Output the lines from the top of the entries below to the line with "sort=False, estimator=None, legend=False)", both included, exactly and without pictures.
* begin *
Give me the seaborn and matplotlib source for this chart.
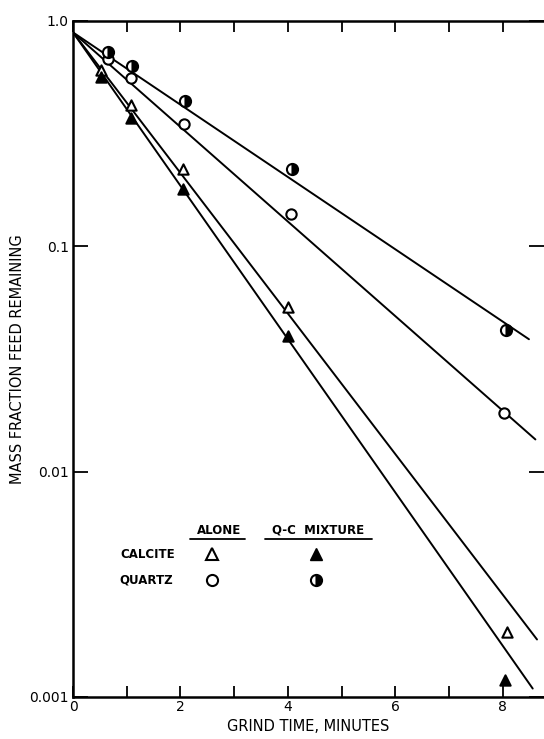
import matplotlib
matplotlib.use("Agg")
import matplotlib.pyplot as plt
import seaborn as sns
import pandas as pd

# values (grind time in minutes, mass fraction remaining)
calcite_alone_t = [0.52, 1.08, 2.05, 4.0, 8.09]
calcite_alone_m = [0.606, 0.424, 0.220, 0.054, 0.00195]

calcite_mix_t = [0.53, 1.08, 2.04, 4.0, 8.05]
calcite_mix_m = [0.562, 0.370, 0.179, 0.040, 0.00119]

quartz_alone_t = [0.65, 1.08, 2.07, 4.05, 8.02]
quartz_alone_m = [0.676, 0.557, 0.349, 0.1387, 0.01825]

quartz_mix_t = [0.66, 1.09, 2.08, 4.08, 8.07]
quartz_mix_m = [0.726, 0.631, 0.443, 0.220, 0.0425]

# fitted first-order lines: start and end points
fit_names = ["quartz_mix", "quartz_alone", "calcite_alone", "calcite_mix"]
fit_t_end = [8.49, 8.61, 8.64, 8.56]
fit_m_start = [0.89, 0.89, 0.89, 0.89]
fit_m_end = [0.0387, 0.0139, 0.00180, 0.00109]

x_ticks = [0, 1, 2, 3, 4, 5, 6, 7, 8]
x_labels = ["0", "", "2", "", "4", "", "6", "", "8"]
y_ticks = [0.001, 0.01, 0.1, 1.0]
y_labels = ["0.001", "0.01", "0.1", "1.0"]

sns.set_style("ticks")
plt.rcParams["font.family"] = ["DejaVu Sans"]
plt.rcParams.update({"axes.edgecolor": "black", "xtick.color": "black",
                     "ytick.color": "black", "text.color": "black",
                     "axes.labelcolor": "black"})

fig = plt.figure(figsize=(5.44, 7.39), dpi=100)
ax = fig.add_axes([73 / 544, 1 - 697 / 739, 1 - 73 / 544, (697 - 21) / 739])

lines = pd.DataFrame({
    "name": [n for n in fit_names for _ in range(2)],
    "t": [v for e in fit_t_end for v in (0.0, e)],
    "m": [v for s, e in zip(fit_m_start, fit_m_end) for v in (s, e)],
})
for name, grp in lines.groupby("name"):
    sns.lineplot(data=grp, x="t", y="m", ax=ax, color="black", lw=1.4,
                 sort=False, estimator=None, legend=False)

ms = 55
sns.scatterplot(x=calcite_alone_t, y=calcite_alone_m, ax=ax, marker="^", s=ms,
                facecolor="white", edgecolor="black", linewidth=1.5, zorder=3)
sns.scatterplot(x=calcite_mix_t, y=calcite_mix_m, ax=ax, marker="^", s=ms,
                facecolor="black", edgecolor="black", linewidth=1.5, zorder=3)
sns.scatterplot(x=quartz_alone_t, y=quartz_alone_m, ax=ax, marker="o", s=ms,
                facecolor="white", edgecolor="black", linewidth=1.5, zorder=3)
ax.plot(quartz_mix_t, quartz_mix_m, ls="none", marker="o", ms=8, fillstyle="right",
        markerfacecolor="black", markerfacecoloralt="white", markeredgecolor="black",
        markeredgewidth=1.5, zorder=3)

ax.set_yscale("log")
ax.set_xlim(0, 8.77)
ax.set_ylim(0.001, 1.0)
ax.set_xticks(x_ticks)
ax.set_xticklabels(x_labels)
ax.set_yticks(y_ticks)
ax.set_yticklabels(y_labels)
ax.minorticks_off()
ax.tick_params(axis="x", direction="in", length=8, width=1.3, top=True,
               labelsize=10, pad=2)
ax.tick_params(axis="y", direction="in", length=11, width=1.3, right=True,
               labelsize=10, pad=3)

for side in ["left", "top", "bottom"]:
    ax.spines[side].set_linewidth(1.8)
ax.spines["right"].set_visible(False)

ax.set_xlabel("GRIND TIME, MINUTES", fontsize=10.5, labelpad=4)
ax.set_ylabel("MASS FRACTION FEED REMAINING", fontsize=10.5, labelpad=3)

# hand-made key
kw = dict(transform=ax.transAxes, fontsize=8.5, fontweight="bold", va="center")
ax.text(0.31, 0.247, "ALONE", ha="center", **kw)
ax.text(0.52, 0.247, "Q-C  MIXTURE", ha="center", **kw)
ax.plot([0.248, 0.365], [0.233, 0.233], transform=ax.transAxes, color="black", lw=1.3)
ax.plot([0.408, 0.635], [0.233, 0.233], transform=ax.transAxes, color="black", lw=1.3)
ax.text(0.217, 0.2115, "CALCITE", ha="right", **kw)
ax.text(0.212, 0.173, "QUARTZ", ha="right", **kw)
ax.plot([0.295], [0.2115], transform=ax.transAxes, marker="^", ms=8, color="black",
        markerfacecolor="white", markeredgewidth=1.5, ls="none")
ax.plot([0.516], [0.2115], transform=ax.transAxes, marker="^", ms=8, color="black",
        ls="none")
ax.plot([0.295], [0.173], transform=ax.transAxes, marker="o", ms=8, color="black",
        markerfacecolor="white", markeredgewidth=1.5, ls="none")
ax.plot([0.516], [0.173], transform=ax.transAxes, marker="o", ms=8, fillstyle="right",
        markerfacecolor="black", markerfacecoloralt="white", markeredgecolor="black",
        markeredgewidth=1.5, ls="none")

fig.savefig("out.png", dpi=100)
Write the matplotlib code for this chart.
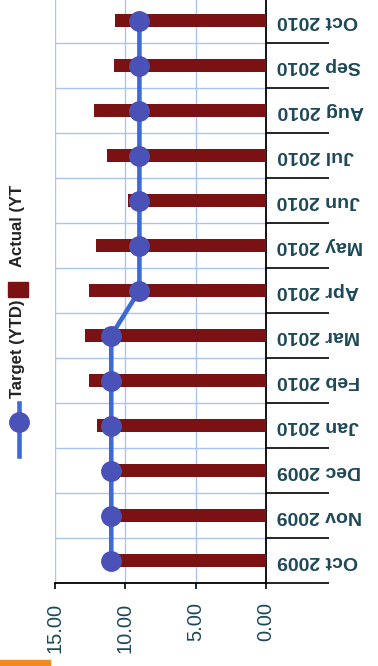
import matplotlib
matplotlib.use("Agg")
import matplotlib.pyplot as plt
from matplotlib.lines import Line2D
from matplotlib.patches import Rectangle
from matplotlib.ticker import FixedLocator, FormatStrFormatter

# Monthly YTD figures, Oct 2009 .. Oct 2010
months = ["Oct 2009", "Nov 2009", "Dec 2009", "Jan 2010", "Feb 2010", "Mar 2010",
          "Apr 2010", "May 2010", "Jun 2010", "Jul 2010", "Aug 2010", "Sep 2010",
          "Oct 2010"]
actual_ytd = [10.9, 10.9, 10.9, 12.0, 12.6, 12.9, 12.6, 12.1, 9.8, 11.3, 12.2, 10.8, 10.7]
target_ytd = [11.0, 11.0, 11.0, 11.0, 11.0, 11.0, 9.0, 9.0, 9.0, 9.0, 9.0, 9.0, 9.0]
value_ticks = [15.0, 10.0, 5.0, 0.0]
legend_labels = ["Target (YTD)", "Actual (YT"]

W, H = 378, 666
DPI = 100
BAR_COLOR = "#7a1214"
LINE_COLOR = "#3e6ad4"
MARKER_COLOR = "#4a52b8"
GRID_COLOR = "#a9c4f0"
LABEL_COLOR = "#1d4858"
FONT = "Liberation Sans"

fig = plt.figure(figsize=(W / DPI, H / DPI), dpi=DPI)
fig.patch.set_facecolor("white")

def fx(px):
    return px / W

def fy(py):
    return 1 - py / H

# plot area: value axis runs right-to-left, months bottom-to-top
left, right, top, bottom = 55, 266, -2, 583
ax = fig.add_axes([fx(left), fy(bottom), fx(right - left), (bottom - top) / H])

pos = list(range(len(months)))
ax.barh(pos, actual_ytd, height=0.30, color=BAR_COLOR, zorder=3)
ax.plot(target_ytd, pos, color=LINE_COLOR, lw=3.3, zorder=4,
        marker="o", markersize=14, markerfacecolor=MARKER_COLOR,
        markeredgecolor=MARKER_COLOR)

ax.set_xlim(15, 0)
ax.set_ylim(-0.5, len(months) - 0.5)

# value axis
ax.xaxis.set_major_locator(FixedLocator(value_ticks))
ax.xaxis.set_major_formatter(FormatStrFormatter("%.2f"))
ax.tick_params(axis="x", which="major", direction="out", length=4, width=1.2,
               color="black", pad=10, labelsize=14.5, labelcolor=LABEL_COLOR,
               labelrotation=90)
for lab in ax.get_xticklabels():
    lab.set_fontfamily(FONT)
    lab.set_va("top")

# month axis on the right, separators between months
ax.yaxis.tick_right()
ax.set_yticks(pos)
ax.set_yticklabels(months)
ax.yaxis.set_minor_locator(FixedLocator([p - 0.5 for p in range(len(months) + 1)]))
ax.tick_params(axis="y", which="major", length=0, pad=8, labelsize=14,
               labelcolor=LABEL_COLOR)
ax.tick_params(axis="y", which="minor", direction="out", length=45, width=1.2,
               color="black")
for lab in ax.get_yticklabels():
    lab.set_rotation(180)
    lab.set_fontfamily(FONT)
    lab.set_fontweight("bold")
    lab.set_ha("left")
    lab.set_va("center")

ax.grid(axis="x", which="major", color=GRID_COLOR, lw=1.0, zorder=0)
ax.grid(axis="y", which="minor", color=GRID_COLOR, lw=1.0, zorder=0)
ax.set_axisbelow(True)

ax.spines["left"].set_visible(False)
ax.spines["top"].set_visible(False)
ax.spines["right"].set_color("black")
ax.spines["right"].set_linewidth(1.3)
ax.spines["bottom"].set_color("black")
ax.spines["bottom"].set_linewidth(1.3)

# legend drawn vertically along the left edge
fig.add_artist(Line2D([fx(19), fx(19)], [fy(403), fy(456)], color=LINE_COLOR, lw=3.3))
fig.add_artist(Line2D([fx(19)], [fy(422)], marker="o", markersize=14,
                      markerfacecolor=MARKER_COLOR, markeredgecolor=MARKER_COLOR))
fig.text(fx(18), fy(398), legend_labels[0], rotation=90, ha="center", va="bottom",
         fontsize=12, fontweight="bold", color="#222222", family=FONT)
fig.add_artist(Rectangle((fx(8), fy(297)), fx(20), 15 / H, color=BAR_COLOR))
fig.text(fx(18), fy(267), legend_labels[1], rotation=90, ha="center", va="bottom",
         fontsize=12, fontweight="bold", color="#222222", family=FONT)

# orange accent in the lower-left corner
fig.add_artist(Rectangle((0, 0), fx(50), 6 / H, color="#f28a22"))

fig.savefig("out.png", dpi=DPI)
* end *
### Task result
Give me the seaborn and matplotlib source for this chart.
import matplotlib
matplotlib.use("Agg")
import matplotlib.pyplot as plt
import seaborn as sns
import pandas as pd

# values (grind time in minutes, mass fraction remaining)
calcite_alone_t = [0.52, 1.08, 2.05, 4.0, 8.09]
calcite_alone_m = [0.606, 0.424, 0.220, 0.054, 0.00195]

calcite_mix_t = [0.53, 1.08, 2.04, 4.0, 8.05]
calcite_mix_m = [0.562, 0.370, 0.179, 0.040, 0.00119]

quartz_alone_t = [0.65, 1.08, 2.07, 4.05, 8.02]
quartz_alone_m = [0.676, 0.557, 0.349, 0.1387, 0.01825]

quartz_mix_t = [0.66, 1.09, 2.08, 4.08, 8.07]
quartz_mix_m = [0.726, 0.631, 0.443, 0.220, 0.0425]

# fitted first-order lines: start and end points
fit_names = ["quartz_mix", "quartz_alone", "calcite_alone", "calcite_mix"]
fit_t_end = [8.49, 8.61, 8.64, 8.56]
fit_m_start = [0.89, 0.89, 0.89, 0.89]
fit_m_end = [0.0387, 0.0139, 0.00180, 0.00109]

x_ticks = [0, 1, 2, 3, 4, 5, 6, 7, 8]
x_labels = ["0", "", "2", "", "4", "", "6", "", "8"]
y_ticks = [0.001, 0.01, 0.1, 1.0]
y_labels = ["0.001", "0.01", "0.1", "1.0"]

sns.set_style("ticks")
plt.rcParams["font.family"] = ["DejaVu Sans"]
plt.rcParams.update({"axes.edgecolor": "black", "xtick.color": "black",
                     "ytick.color": "black", "text.color": "black",
                     "axes.labelcolor": "black"})

fig = plt.figure(figsize=(5.44, 7.39), dpi=100)
ax = fig.add_axes([73 / 544, 1 - 697 / 739, 1 - 73 / 544, (697 - 21) / 739])

lines = pd.DataFrame({
    "name": [n for n in fit_names for _ in range(2)],
    "t": [v for e in fit_t_end for v in (0.0, e)],
    "m": [v for s, e in zip(fit_m_start, fit_m_end) for v in (s, e)],
})
for name, grp in lines.groupby("name"):
    sns.lineplot(data=grp, x="t", y="m", ax=ax, color="black", lw=1.4,
                 sort=False, estimator=None, legend=False)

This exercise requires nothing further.